Solana is now forming a really clear head and shoulders pattern, with technical analysts considering the imminent fall of the cryptocurrency below or at the breakout point, formed at around $26 per token.
Interestingly, last week SOL managed to close its right shoulder, and now the ninth-largest crypto is moving down in terms of price, which goes down precisely in the predictions. However, in order for the head and shoulders pattern to really take place, SOL’s price must enter a free fall, which could push the price per SOL token toward the neckline at $27 during the second half of 2022. The analysis gives out an even scarier prediction for Solana, as the downtrend may go through the $27 neckline, which would most probably induce an extended correction toward $2.80.
This means that by the end of 2022 or in Q1 2023, Solana may face a 95% fall, according to Twitter technical analyst PROFIT BLUE.
Solana’s future price performance is increasingly correlating with the price action of risk-on markets, which are mainly driven by the Federal Reserve’s hawkish response to inflationary pressures.
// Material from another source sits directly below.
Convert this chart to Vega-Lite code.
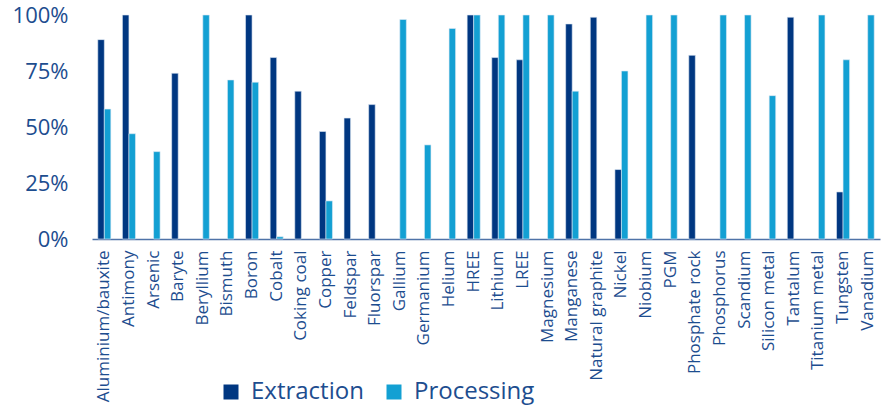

It turns out that Solana, as well as the majority of the crypto sector, closed last week on a 10% profit, which is correlating with the S&P 500 index, which acts accordingly to a softer-than-anticipated U.S. consumer price index (CPI) measure, giving investors a room to breathe with the belief that the Fed would slow the pace of its interest rate hikes.
The correlation, however, may turn into a bearish trap, as the ongoing price rallies in the risky corners of the market may be nothing more than bear market bounces, which further sets the ground for another wave of fear, uncertainty, and doubt (FUD).
Furthermore, the recurring network outages and centralization are not support much, with Solana’s backers introducing a series of network updates to mitigate the issues.
However, market analysts also noted that such 95% market wipeouts are “wild”, while IncomeSharks even compared such a drop to a rug pull project like Terra (LUNA), which induced a crypto winter and shifted the layers in the crypto ecosystem. Solana’s fall could be stopped at around $30, as this point is where the multi-year trend line sits, which is commonly considered a bullish factor.